When Riverbend Commons officially opened its doors Thursday, it became the first residence hall added to campus in nearly 33 years.
Although the construction of privately-owned apartment complexes and expansion of older residence halls have helped accommodate the swelling number of incoming students, Riverbend Commons is the first structure designed to address both the University’s housing shortage and the demands of today’s college students.
“This building was built by students,” said hall director Chad Horsley, who spent three years as Pioneer Hall’s director before moving to Riverbend Commons this year.
A focus group composed primarily of students and University housing officials was consulted before building plans were finalized.
The group played an integral part in the design process, said Mannix Clark, director of Housing and Residential Life.
Some of the most popular requests — bigger rooms, private baths and in-room cooking facilities — are evident in the new building.
Each room comes equipped with a microwave, stovetop burners, a refrigerator and a private bathroom (shared by no more than two people).
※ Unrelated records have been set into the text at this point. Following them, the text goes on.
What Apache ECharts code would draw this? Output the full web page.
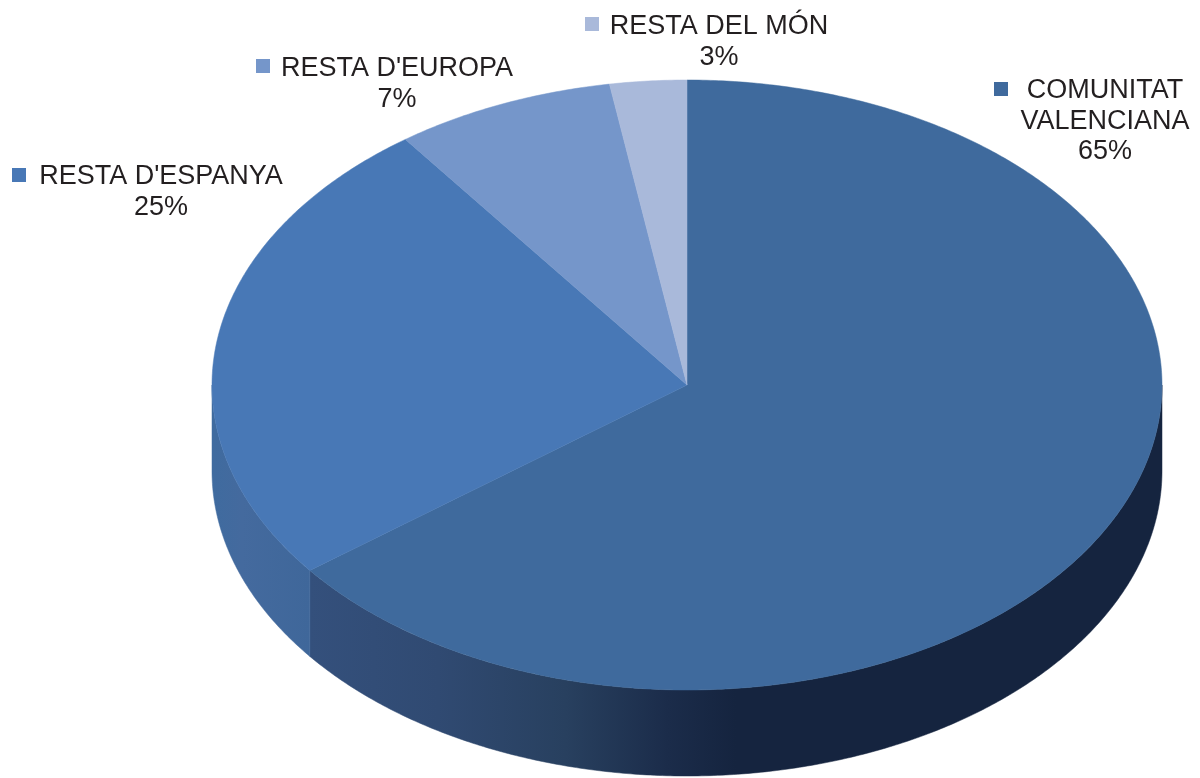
<!DOCTYPE html>
<html><head><meta charset="utf-8">
<script src="https://cdn.jsdelivr.net/npm/echarts@6/dist/echarts.min.js"></script>
<style>html,body{margin:0;padding:0;background:#fff}#c{width:1200px;height:778px}</style>
</head><body><div id="c"></div>
<script>
// Data
const categoryLines = [['COMUNITAT','VALENCIANA'],["RESTA D'ESPANYA"],["RESTA D'EUROPA"],['RESTA DEL MÓN']];
const shares = [64.6, 25.3, 7.49, 2.61];
// Styles
const topColors = ['#3f6a9d','#4878b6','#7596ca','#a9b9da'];
const wallStops = [
  [[0,'#34507c'],[0.15,'#304a72'],[0.3,'#28405f'],[0.42,'#1b2c4a'],[0.5,'#15243f'],[1,'#15243f']],
  [[0,'#3f6b9f'],[0.3,'#446a9e'],[1,'#3f679a']],
  [[0,'#7596ca'],[1,'#7596ca']],
  [[0,'#a9b9da'],[1,'#a9b9da']]
];
// Layout
const CX=687, CY=385, RX=475, RY=305, DEPTH=86;
const labelLayout = [
  {key:[994,82],  cx:1105, y:91},
  {key:[12,168],  cx:161,  y:177},
  {key:[256,59],  cx:397,  y:69},
  {key:[585,17],  cx:719,  y:27}
];
const FONT = '27px "Liberation Sans", Arial, sans-serif', LINE=30.5, KEY=14;

const total = shares.reduce((a,b)=>a+b,0);
const starts = shares.map((_,i)=>shares.slice(0,i).reduce((a,b)=>a+b,0)/total*Math.PI*2);
const px = a => CX + RX*Math.sin(a);
const py = a => CY - RY*Math.cos(a);
function arc(a0,a1,dy){
  const n=Math.max(2,Math.ceil((a1-a0)*120)), pts=[];
  for(let k=0;k<=n;k++){const a=a0+(a1-a0)*k/n; pts.push([px(a),py(a)+dy]);}
  return pts;
}
function wall(params,api){
  const i=params.dataIndex, a0=starts[i], a1=a0+api.value(0)/total*Math.PI*2;
  const lo=Math.max(a0,Math.PI/2), hi=Math.min(a1,Math.PI*1.5);
  if(hi<=lo) return {type:'group',children:[]};
  const top=arc(lo,hi,0), bot=arc(lo,hi,DEPTH).reverse();
  const xs=top.map(p=>p[0]), x0=Math.min(...xs), x1=Math.max(...xs);
  const fill={type:'linear',global:true,x:x0,y:0,x2:x1,y2:0,colorStops:wallStops[i].map(s=>({offset:s[0],color:s[1]}))};
  return {type:'polygon',shape:{points:top.concat(bot)},style:{fill,stroke:fill,lineWidth:0.5}};
}
function face(params,api){
  const i=params.dataIndex, a0=starts[i], a1=a0+api.value(0)/total*Math.PI*2;
  return {type:'polygon',shape:{points:[[CX,CY]].concat(arc(a0,a1,0))},
    style:{fill:topColors[i],stroke:topColors[i],lineWidth:0.5}};
}
function label(params,api){
  const i=params.dataIndex, L=labelLayout[i];
  const lines=categoryLines[i].concat([Math.round(api.value(0))+'%']);
  const children=[{type:'rect',shape:{x:L.key[0],y:L.key[1],width:KEY,height:KEY},style:{fill:topColors[i]}}];
  lines.forEach((t,k)=>children.push({type:'text',x:L.cx,y:L.y+k*LINE,
    style:{text:t,x:0,y:0,align:'center',verticalAlign:'middle',font:FONT,fill:'#231f20'}}));
  return {type:'group',children};
}
const chart=echarts.init(document.getElementById('c'),null,{renderer:'canvas'});
const mk=(renderItem,z)=>({type:'custom',coordinateSystem:'none',renderItem,data:shares,z,silent:true,animation:false});
chart.setOption({animation:false,backgroundColor:'#fff',series:[mk(wall,1),mk(face,2),mk(label,3)]});
</script></body></html>
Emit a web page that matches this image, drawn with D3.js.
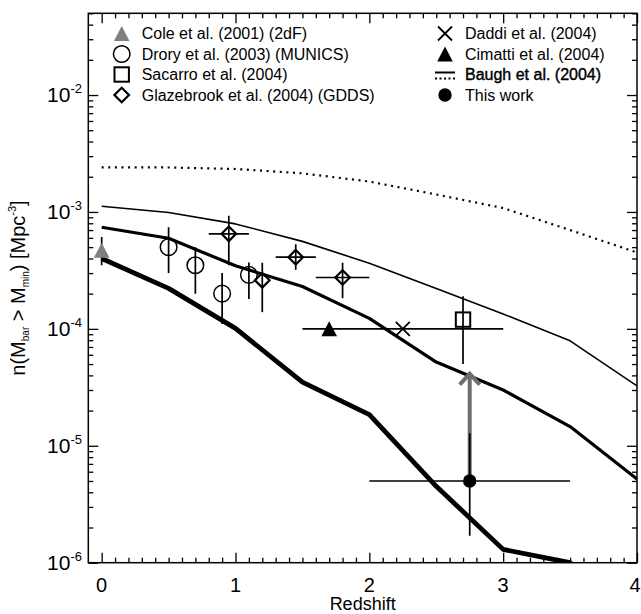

Those are in addition to the more standard amenities such as carpeted floors, air conditioning, ethernet and cable television access.
Some rooms even include a washer and dryer — no quarters required.
“I love to cook, and I wanted to have my own kitchen,” said Verena Konrad, a marketing and logistics management graduate student from Vienna who moved in Thursday.
Konrad’s roommate, junior architecture major Jennifer Tradup, was equally enthusiastic about their new home, and said she was looking forward to having a private bedroom and not eating dorm food.
A dining hall is noticeably absent at the Commons, but that is also by design. Students who wish to purchase a meal plan can eat next door at Comstock Hall.
The rooms will give residents the privacy and feel of an apartment building, but the Commons will still provide students with all the advantages that traditional residence halls offer.
“There’s a lot more common space,” Clark said. “The community aspect is much more evident here.”
An outdoor terrace with a view of the Mississippi River and the “club room,” outfitted with couches, a kitchenette, big screen television and a premium sound system, are designed for large-scale student gatherings.
Promoting a sense of community has always been important in residence halls, primarily because the majority of residents are often first-year students or underclassmen still becoming acclimated to college life.
But Horsley said he and his staff are determined to expand on that thinking.
“There’s such an emphasis on freshmen,” Horsley said of traditional residence halls. “This building is designed for college students from freshmen to upperclassmen, and even through graduation,” he said.